Among the several issues raised by stakeholders, there was an appreciation of the need to determine whether ‘multi-purpose’ markets negatively affected sale of fresh agriculture produce or could be more effectively used to promote and complement marketing and consumption of foods based on local fresh produce. This was based on the long-standing practice, in almost all such markets, of the sale of clothing, household and other non-agriculture products.

Also worthy of consideration in the design and operations of public markets is the need to provide some form of ‘accommodation’ for market users, mainly the several small scale female vendors who depend on these markets as their main source of income. The female vendors as well as other users may spend up to three days at the market with no available overnight facilities for rest and personal hygiene.

The issue of market design was the area which offered the most food for thought because, according to Dr. Sealy, fresh produce markets across the Caribbean are simply a ‘collection of concrete walls, varying roof heights and iron gates’, and ‘ironically the lack of use of enclosed space’.

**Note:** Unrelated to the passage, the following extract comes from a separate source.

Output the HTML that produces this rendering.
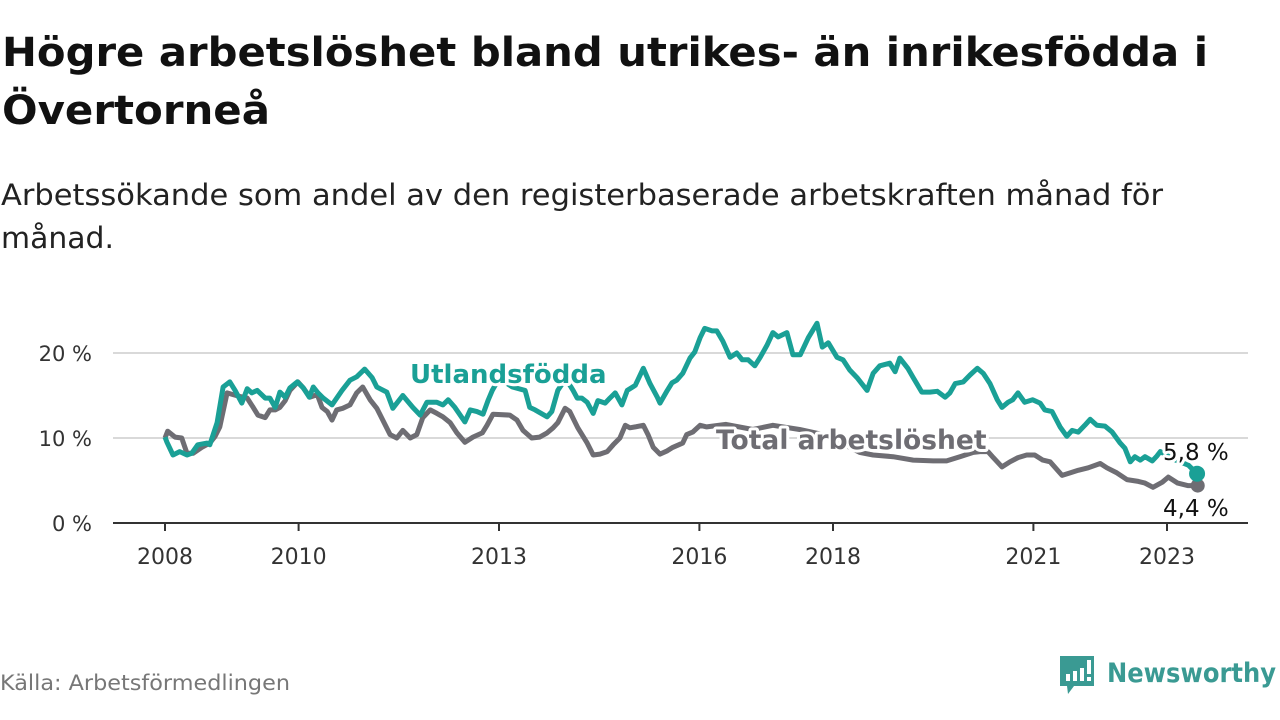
<!DOCTYPE html>
<html><head><meta charset="utf-8">
<style>
body{margin:0;width:1280px;height:720px;background:#fff;overflow:hidden;font-family:"Liberation Sans",sans-serif}
svg{position:absolute;left:0;top:0}
</style></head>
<body>
<svg width="1280" height="720">
<text x="2" y="66" font-family="DejaVu Sans, sans-serif" font-weight="bold" font-size="40" textLength="1206" lengthAdjust="spacingAndGlyphs" fill="#111">Högre arbetslöshet bland utrikes- än inrikesfödda i</text>
<text x="2" y="124" font-family="DejaVu Sans, sans-serif" font-weight="bold" font-size="40" textLength="268" lengthAdjust="spacingAndGlyphs" fill="#111">Övertorneå</text>
<text x="1" y="205" font-family="DejaVu Sans, sans-serif" font-size="29" textLength="1162" lengthAdjust="spacingAndGlyphs" fill="#222">Arbetssökande som andel av den registerbaserade arbetskraften månad för</text>
<text x="1" y="248" font-family="DejaVu Sans, sans-serif" font-size="29" textLength="113" lengthAdjust="spacingAndGlyphs" fill="#222">månad.</text>
<g id="grid"></g>
<g id="xaxis"></g>
<g id="lines"></g>
<g id="labels"></g>
<text x="0" y="690" font-family="DejaVu Sans, sans-serif" font-size="21" textLength="290" lengthAdjust="spacingAndGlyphs" fill="#777">Källa: Arbetsförmedlingen</text>
<g>
<path d="M1060 656 h34 v30 h-20 l-6 8 l-1 -8 h-7 z" fill="#3a9a93"/>
<rect x="1066" y="674" width="4" height="7" fill="#fff"/><rect x="1073" y="671" width="4" height="10" fill="#fff"/><rect x="1080" y="668" width="4" height="13" fill="#fff"/><rect x="1087" y="660" width="4" height="14" fill="#fff"/><rect x="1087" y="677" width="4" height="4" fill="#fff"/>
<text x="1107" y="682" font-family="DejaVu Sans, sans-serif" font-weight="bold" font-size="27" textLength="169" lengthAdjust="spacingAndGlyphs" fill="#3a9a93">Newsworthy</text>
</g>
</svg>
<script>
const yTicks=[0,10,20];
const yTickLabels=["0 %","10 %","20 %"];
const xTicks=[2008,2010,2013,2016,2018,2021,2023];
const utlDates=[2008.0,2008.03,2008.12,2008.22,2008.33,2008.40,2008.49,2008.63,2008.67,2008.78,2008.87,2008.97,2009.05,2009.15,2009.23,2009.30,2009.38,2009.50,2009.57,2009.65,2009.72,2009.80,2009.87,2009.98,2010.07,2010.16,2010.22,2010.29,2010.37,2010.50,2010.65,2010.77,2010.87,2010.99,2011.10,2011.17,2011.32,2011.41,2011.56,2011.71,2011.82,2011.92,2012.07,2012.16,2012.24,2012.34,2012.49,2012.57,2012.67,2012.76,2012.84,2012.90,2013.0,2013.2,2013.39,2013.46,2013.54,2013.72,2013.79,2013.88,2014.0,2014.11,2014.17,2014.24,2014.32,2014.41,2014.48,2014.59,2014.66,2014.74,2014.84,2014.92,2015.04,2015.16,2015.26,2015.37,2015.41,2015.52,2015.59,2015.66,2015.75,2015.86,2015.93,2016.01,2016.08,2016.19,2016.26,2016.35,2016.46,2016.56,2016.64,2016.73,2016.83,2016.91,2017.01,2017.10,2017.18,2017.31,2017.40,2017.51,2017.63,2017.76,2017.84,2017.93,2018.06,2018.15,2018.25,2018.36,2018.51,2018.60,2018.70,2018.85,2018.93,2019.00,2019.12,2019.20,2019.33,2019.45,2019.56,2019.68,2019.75,2019.83,2019.95,2020.05,2020.16,2020.25,2020.35,2020.46,2020.53,2020.62,2020.69,2020.77,2020.87,2020.99,2021.10,2021.17,2021.28,2021.40,2021.50,2021.58,2021.67,2021.77,2021.85,2021.95,2022.07,2022.18,2022.30,2022.37,2022.45,2022.52,2022.60,2022.67,2022.78,2022.85,2022.90,2023.1,2023.32,2023.45];
const utlValues=[10.1,9.5,8.0,8.4,8.0,8.2,9.2,9.4,9.2,11.8,16.0,16.6,15.6,14.1,15.8,15.3,15.6,14.7,14.7,13.6,15.4,14.8,15.9,16.6,15.9,14.8,16.0,15.3,14.7,13.9,15.6,16.8,17.2,18.1,17.1,16.0,15.4,13.5,15.0,13.6,12.7,14.2,14.2,13.9,14.5,13.6,11.9,13.3,13.1,12.8,14.5,15.6,17.0,16.0,15.6,13.6,13.3,12.5,13.1,15.6,17.0,15.6,14.7,14.7,14.2,12.9,14.4,14.1,14.7,15.3,13.9,15.6,16.2,18.2,16.4,14.8,14.1,15.6,16.5,16.8,17.6,19.4,20.1,21.8,22.9,22.6,22.6,21.4,19.5,20.0,19.2,19.2,18.5,19.5,20.9,22.4,21.9,22.4,19.8,19.8,21.8,23.5,20.7,21.2,19.5,19.2,18.0,17.1,15.6,17.6,18.5,18.8,17.8,19.4,18.2,17.1,15.4,15.4,15.5,14.8,15.3,16.4,16.6,17.4,18.2,17.6,16.4,14.5,13.6,14.2,14.5,15.3,14.2,14.5,14.1,13.3,13.1,11.3,10.2,10.9,10.7,11.5,12.2,11.5,11.4,10.7,9.4,8.8,7.2,7.8,7.4,7.8,7.3,7.9,8.4,7.5,6.8,5.8];
const totDates=[2008.0,2008.04,2008.15,2008.25,2008.33,2008.42,2008.55,2008.67,2008.75,2008.82,2008.93,2009.02,2009.12,2009.23,2009.32,2009.39,2009.50,2009.57,2009.65,2009.72,2009.80,2009.87,2009.99,2010.07,2010.17,2010.28,2010.35,2010.43,2010.50,2010.57,2010.66,2010.77,2010.87,2010.96,2011.07,2011.17,2011.26,2011.37,2011.47,2011.56,2011.67,2011.77,2011.86,2011.97,2012.07,2012.16,2012.27,2012.37,2012.49,2012.61,2012.75,2012.82,2012.91,2013.16,2013.27,2013.36,2013.49,2013.61,2013.72,2013.81,2013.88,2013.99,2014.06,2014.18,2014.32,2014.41,2014.51,2014.62,2014.71,2014.81,2014.89,2014.96,2015.04,2015.16,2015.23,2015.31,2015.41,2015.52,2015.60,2015.75,2015.81,2015.90,2016.01,2016.11,2016.4,2016.8,2017.1,2017.5,2017.8,2018.1,2018.4,2018.6,2018.9,2019.2,2019.5,2019.7,2019.9,2020.1,2020.2,2020.32,2020.40,2020.53,2020.65,2020.77,2020.90,2021.02,2021.14,2021.25,2021.43,2021.55,2021.67,2021.82,2022.00,2022.10,2022.25,2022.40,2022.57,2022.67,2022.79,2022.93,2023.02,2023.16,2023.31,2023.46];
const totValues=[10.0,10.8,10.1,10.0,8.2,8.2,8.9,9.4,10.2,11.3,15.3,15.1,14.9,14.7,13.6,12.7,12.4,13.3,13.3,13.6,14.4,15.6,16.6,15.9,14.8,15.1,13.6,13.1,12.1,13.3,13.5,13.9,15.3,16.0,14.5,13.5,12.1,10.4,10.0,10.9,10.0,10.4,12.4,13.3,12.9,12.5,11.8,10.6,9.5,10.1,10.6,11.5,12.8,12.7,12.1,10.9,10.0,10.1,10.6,11.2,11.8,13.5,13.1,11.2,9.4,8.0,8.1,8.4,9.2,10.0,11.5,11.2,11.3,11.5,10.4,8.9,8.1,8.5,8.9,9.4,10.4,10.7,11.5,11.3,11.6,11.0,11.5,11.0,10.5,9.5,8.3,8.0,7.8,7.4,7.3,7.3,7.8,8.3,8.4,8.4,7.7,6.6,7.2,7.7,8.0,8.0,7.4,7.2,5.6,5.9,6.2,6.5,7.0,6.5,5.9,5.1,4.9,4.7,4.2,4.8,5.4,4.7,4.4,4.4];
const X=t=>165+(t-2008)*66.8;
const Y=v=>523-v*8.5;
const NS="http://www.w3.org/2000/svg";
function mk(tag,attrs,parent){const e=document.createElementNS(NS,tag);for(const k in attrs)e.setAttribute(k,attrs[k]);parent.appendChild(e);return e;}
const grid=document.getElementById('grid');
yTicks.forEach((v,i)=>{
  if(v>0){const l=mk('line',{x1:113,x2:1248,y1:Y(v),y2:Y(v),stroke:'#d9d9d9','stroke-width':2},grid);
  
  }
  const t=mk('text',{x:92,y:Y(v)+8,'text-anchor':'end','font-family':'DejaVu Sans, sans-serif','font-size':21,fill:'#333'},grid);
  t.textContent=yTickLabels[i];
  
  
});
const xa=document.getElementById('xaxis');
const ax=mk('line',{x1:113,x2:1248,y1:523,y2:523,stroke:'#333','stroke-width':2},xa);


xTicks.forEach(y=>{
  const tk=mk('line',{x1:X(y),x2:X(y),y1:523,y2:531,stroke:'#333','stroke-width':2},xa);
  
  
  const t=mk('text',{x:X(y),y:564,'text-anchor':'middle','font-family':'DejaVu Sans, sans-serif','font-size':22,fill:'#333'},xa);
  t.textContent=y;
  
  
});
const lg=document.getElementById('lines');
function path(d,v){return d.map((t,i)=>(i?'L':'M')+X(t).toFixed(1)+' '+Y(v[i]).toFixed(1)).join(' ');}
const pt=mk('path',{d:path(totDates,totValues),fill:'none',stroke:'#6e6d73','stroke-width':5,'stroke-linejoin':'round'},lg);


const pu=mk('path',{d:path(utlDates,utlValues),fill:'none',stroke:'#1aa096','stroke-width':5,'stroke-linejoin':'round'},lg);


const lb=document.getElementById('labels');
function lab(x,y,txt,fill,w,size,name){const t=mk('text',{x:x,y:y,'font-family':'DejaVu Sans, sans-serif','font-weight':w,'font-size':size,fill:fill,stroke:'#fff','stroke-width':6,'paint-order':'stroke','stroke-linejoin':'round'},lb);t.textContent=txt;return t;}
lab(410,383,'Utlandsfödda','#1aa096','bold',26,'utlandsfodda-label');
lab(716,449,'Total arbetslöshet','#6e6d73','bold',26.5,'total-label');
const ln=utlDates.length-1, tn=totDates.length-1;
const d2=mk('circle',{cx:X(totDates[tn]),cy:Y(totValues[tn]),r:7,fill:'#6e6d73'},lb);


const d1=mk('circle',{cx:X(utlDates[ln]),cy:Y(utlValues[ln]),r:8,fill:'#1aa096'},lb);


lab(1163,460,utlValues[ln].toFixed(1).replace('.',',')+' %','#111','normal',23,'utlandsfodda-end-value');
lab(1163,516,totValues[tn].toFixed(1).replace('.',',')+' %','#111','normal',23,'total-end-value');
</script>
</body></html>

It is against the backdrop of simultaneously satisfying policy-makers’ market-led agriculture development thrust, vendors need to position themselves ‘in front’ for best sales, and consumers desire to have a safe, secure and comfortable market experience, that the assessment recommended a circular design for fresh produce markets. Of course the much improved aesthetics wouldn’t hurt. It could elevate the market from being just a place where vendors normally jostle for “front” stalls and consumers normally haggle over prices, to a choice ‘stop’ on the official tourist routes.